High and low only asked to be let live. The poor asked it--
slaughtered on a hundred battle-fields, burnt out of house and home:
vast tracts of the centre of Europe were lying desert; the
population was diminished for several generations. The trading
classes, ruined by the long war, only asked to be let live, and make
a little money. The nobility, too, only asked to be let live. They
had lost, in the long struggle, not only often lands and power, but
their ablest and bravest men; and a weaker and meaner generation was
left behind, to do the governing of the world. Let them live, and
keep what they had. If signs of vigour still appeared in France, in
the wars of Louis XIV. they were feverish, factitious, temporary--
soon, as the event proved, to droop into the general exhaustion. If
wars were still to be waged they were to be wars of succession, wars
of diplomacy; not wars of principle, waged for the mightiest
invisible interests of man. The exhaustion was general; and to it
we must attribute alike the changes and the conservatism of the
Ancien Regime. To it is owing that growth of a centralising
despotism, and of arbitrary regal power, which M. de Tocqueville has
set forth in a book which I shall have occasion often to quote.
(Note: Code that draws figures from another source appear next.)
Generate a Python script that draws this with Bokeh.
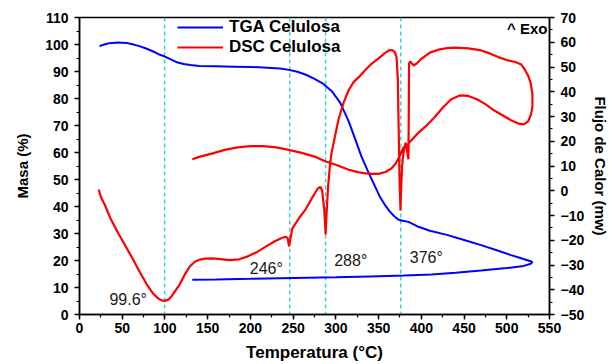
from bokeh.plotting import figure
from bokeh.models import (Range1d, LinearAxis, Span, Label, Legend, LegendItem,
                          SingleIntervalTicker)
from bokeh.embed import file_html
from bokeh.resources import INLINE

# ---- data ----
tga_temp = [23.5, 25, 30, 35, 45, 55, 62, 70, 78, 85, 92, 100, 108, 115, 122, 130,
            140, 160, 180, 200, 220, 235, 245, 255, 265, 275, 285, 295, 305, 315,
            322, 330, 338, 345, 352, 358, 363, 368, 373, 378, 385, 395, 410, 430,
            450, 470, 490, 505, 515, 523, 528, 530,
            528, 520, 500, 470, 440, 412, 380, 340, 300, 250, 200, 160, 132]
tga_mass = [99.3, 99.6, 100.1, 100.5, 100.7, 100.6, 100.1, 99.4, 98.5, 97.6, 96.5,
            95.5, 94.3, 93.3, 92.8, 92.4, 92.0, 91.9, 91.8, 91.7, 91.4, 91.1, 90.6,
            89.9, 88.8, 87.3, 85.5, 82.8, 78.5, 71.5, 65.5, 58.5, 52.7, 48.0, 43.3,
            40.3, 38.2, 36.5, 35.2, 34.7, 34.3, 32.7, 31.0, 29.5, 27.6, 25.7, 23.6,
            22.0, 21.0, 20.2, 19.7, 19.4,
            18.8, 18.0, 17.2, 16.3, 15.5, 14.8, 14.4, 14.1, 13.8, 13.5, 13.2, 13.0, 12.9]

dsc_temp = [22.5, 25, 30, 36, 45, 55, 63, 70, 79, 86, 92, 96, 100, 104, 108, 113,
            117, 123, 129, 135, 141, 147, 155, 165, 175, 187, 197, 208, 218, 228,
            236, 241, 243.5, 245.3, 246.5, 249, 257, 265, 272, 279, 282, 284, 286.5,
            288, 289, 291, 293, 295, 299, 303, 309, 315, 321, 327, 335, 342, 350,
            357, 362, 366, 369, 371, 372.5, 373.5, 374.5, 375.6, 376.5, 377.5, 379,
            381.5, 383, 384.9, 385.3, 385.7, 387, 388, 391, 395, 400, 410, 420, 430,
            440, 455, 470, 480, 490, 500, 510, 517, 521, 525, 528, 530, 530, 528.5,
            525, 520, 515, 505, 495, 485, 475, 465, 455, 445, 435, 425, 415, 405,
            396.5, 390, 384, 379, 374.7, 370, 365, 358, 350, 342, 335, 327, 315,
            300, 288, 275, 260, 245, 230, 215, 200, 185, 170, 155, 140, 132]
dsc_flow = [0.5, -2.5, -6, -11, -17, -23, -28, -32.5, -38, -41.5, -43.5, -44.3,
            -44.5, -44, -42.5, -40, -38, -34, -30.6, -28.7, -27.8, -27.4, -27.3,
            -27.6, -28, -27.7, -26.5, -24.7, -22.6, -20.5, -19.2, -18.6, -19, -22.5,
            -20, -15.3, -11, -7.3, -3, 1, 1.5, 0, -8, -17.7, -10, 2, 10, 15.4, 22,
            28.7, 35.5, 40.7, 44, 46, 49, 51.4, 53.5, 55.5, 56.7, 56.8, 56, 54, 45,
            25, 5, -8, 2, 10, 15, 19.4, 17, 12.7, 30, 51.4, 52.3, 51.8, 50.6, 51.5,
            53.3, 55.8, 57, 57.6, 57.8, 57.5, 56.7, 55.5, 54, 52.8, 52, 51, 49, 46.5,
            43.5, 39, 34, 31, 28, 26.8, 27, 28.5, 30.5, 32.5, 35, 37, 38.3, 38.5, 37,
            33.5, 29.5, 26, 23.4, 21, 18.7, 17.4, 14, 11, 9, 7.6, 6.8, 6.8, 7, 7.4,
            8.5, 10.5, 11.8, 13.8, 15.3, 16.5, 17.5, 18, 18, 17.5, 16.5, 15, 13.7, 12.7]

peak_temps = [99.6, 246, 288, 376]
peak_labels = ["99.6°", "246°", "288°", "376°"]
peak_label_x = [57, 218.6, 317.4, 405.8]
peak_label_y = [5.5, 17.2, 19.9, 21.2]

series_names = ["TGA Celulosa", "DSC Celulosa"]

FONT = "Liberation Sans"

p = figure(width=612, height=364, x_range=Range1d(0, 550), y_range=Range1d(0, 110),
           output_backend="svg", toolbar_location=None,
           min_border_left=79, min_border_right=60, min_border_top=17,
           min_border_bottom=47)
p.extra_y_ranges = {"dsc": Range1d(-50, 70)}
p.grid.visible = False
p.outline_line_color = "black"
p.outline_line_width = 1.5
p.background_fill_color = "white"

raxis = LinearAxis(y_range_name="dsc", axis_label="Flujo de Calor (mw)")
p.add_layout(raxis, "right")

p.xaxis.ticker = SingleIntervalTicker(interval=50, num_minor_ticks=2)
p.yaxis[0].ticker = SingleIntervalTicker(interval=10, num_minor_ticks=2)
raxis.ticker = SingleIntervalTicker(interval=10, num_minor_ticks=2)

p.xaxis.axis_label = "Temperatura (°C)"
p.yaxis[0].axis_label = "Masa (%)"

for ax in [p.xaxis[0], p.yaxis[0], raxis]:
    ax.axis_line_width = 1.5
    ax.axis_line_color = "black"
    ax.major_tick_line_width = 1.5
    ax.minor_tick_line_width = 1.2
    ax.major_tick_out = 5
    ax.major_tick_in = 0
    ax.minor_tick_out = 3
    ax.minor_tick_in = 0
    ax.major_label_text_font = FONT
    ax.major_label_text_font_style = "bold"
    ax.major_label_text_font_size = "14px"
    ax.major_label_text_color = "black"
    ax.axis_label_text_font = FONT
    ax.axis_label_text_font_style = "bold"
    ax.axis_label_text_color = "black"

p.xaxis.major_label_standoff = 3
p.xaxis.axis_label_standoff = 7
p.xaxis.axis_label_text_font_size = "17px"
p.yaxis[0].major_label_standoff = 6
p.yaxis[0].axis_label_standoff = 11
p.yaxis[0].axis_label_text_font_size = "15px"
raxis.major_label_standoff = 6
raxis.axis_label_standoff = 5
raxis.axis_label_text_font_size = "15px"

for t in peak_temps:
    p.add_layout(Span(location=t, dimension="height", line_color="#3fcfd2",
                      line_dash="4 3", line_width=1.5, level="underlay"))

r_tga = p.line(tga_temp, tga_mass, line_color="#0000ff", line_width=2)
r_dsc = p.line(dsc_temp, dsc_flow, line_color="#ff0000", line_width=2.2,
               y_range_name="dsc")

for lx, ly, lt in zip(peak_label_x, peak_label_y, peak_labels):
    p.add_layout(Label(x=lx, y=ly, text=lt, text_align="center",
                       text_baseline="middle", text_font=FONT,
                       text_font_size="16px", text_color="#1a1a1a"))

p.add_layout(Label(x=547.7, y=105.8, text="^ Exo", text_align="right",
                   text_baseline="middle", text_font=FONT, text_font_style="bold",
                   text_font_size="15px", text_color="black"))

legend = Legend(items=[LegendItem(label=series_names[0], renderers=[r_tga]),
                       LegendItem(label=series_names[1], renderers=[r_dsc])],
                location=(98, 257), orientation="vertical")
legend.glyph_width = 46
legend.glyph_height = 20
legend.label_height = 20
legend.label_standoff = 6
legend.spacing = 0
legend.padding = 0
legend.margin = 0
legend.border_line_alpha = 0
legend.background_fill_alpha = 0
legend.label_text_font = FONT
legend.label_text_font_style = "bold"
legend.label_text_font_size = "17px"
legend.label_text_color = "black"
p.add_layout(legend, "center")

open("out.html", "w").write(file_html(p, INLINE))
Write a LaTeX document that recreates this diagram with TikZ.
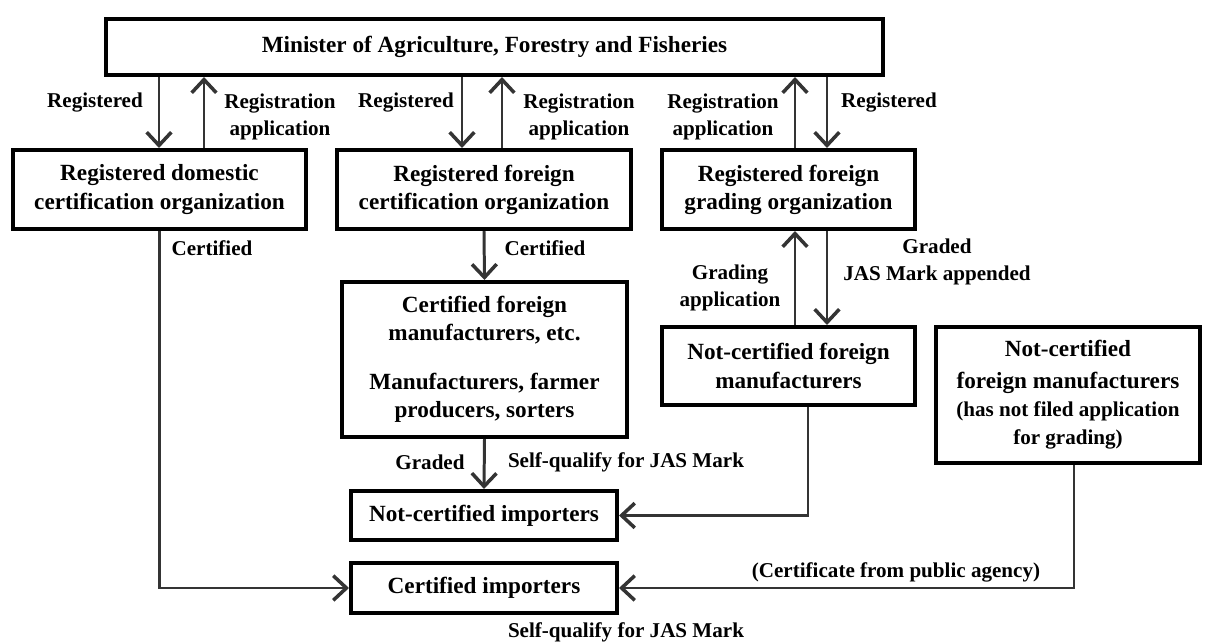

To
it is owing, too, that longing, which seems to us childish, after
ancient forms, etiquettes, dignities, court costumes, formalities
diplomatic, legal, ecclesiastical. Men clung to them as to
keepsakes of the past--revered relics of more intelligible and
better-ordered times. If the spirit had been beaten out of them in
a century of battle, that was all the more reason for keeping up the
letter. They had had a meaning once, a life once; perhaps there was
a little life left in them still; perhaps the dry bones would clothe
themselves with flesh once more, and stand upon their feet. At
least it was useful that the common people should so believe. There
was good hope that the simple masses, seeing the old dignities and
formalities still parading the streets, should suppose that they
still contained men, and were not mere wooden figures, dressed
artistically in official costume. And, on the whole, that hope was
not deceived. More than a century of bitter experience was needed
ere the masses discovered that their ancient rulers were like the
suits of armour in the Tower of London--empty iron astride of wooden
steeds, and armed with lances which every ploughboy could wrest out
of their hands, and use in his own behalf.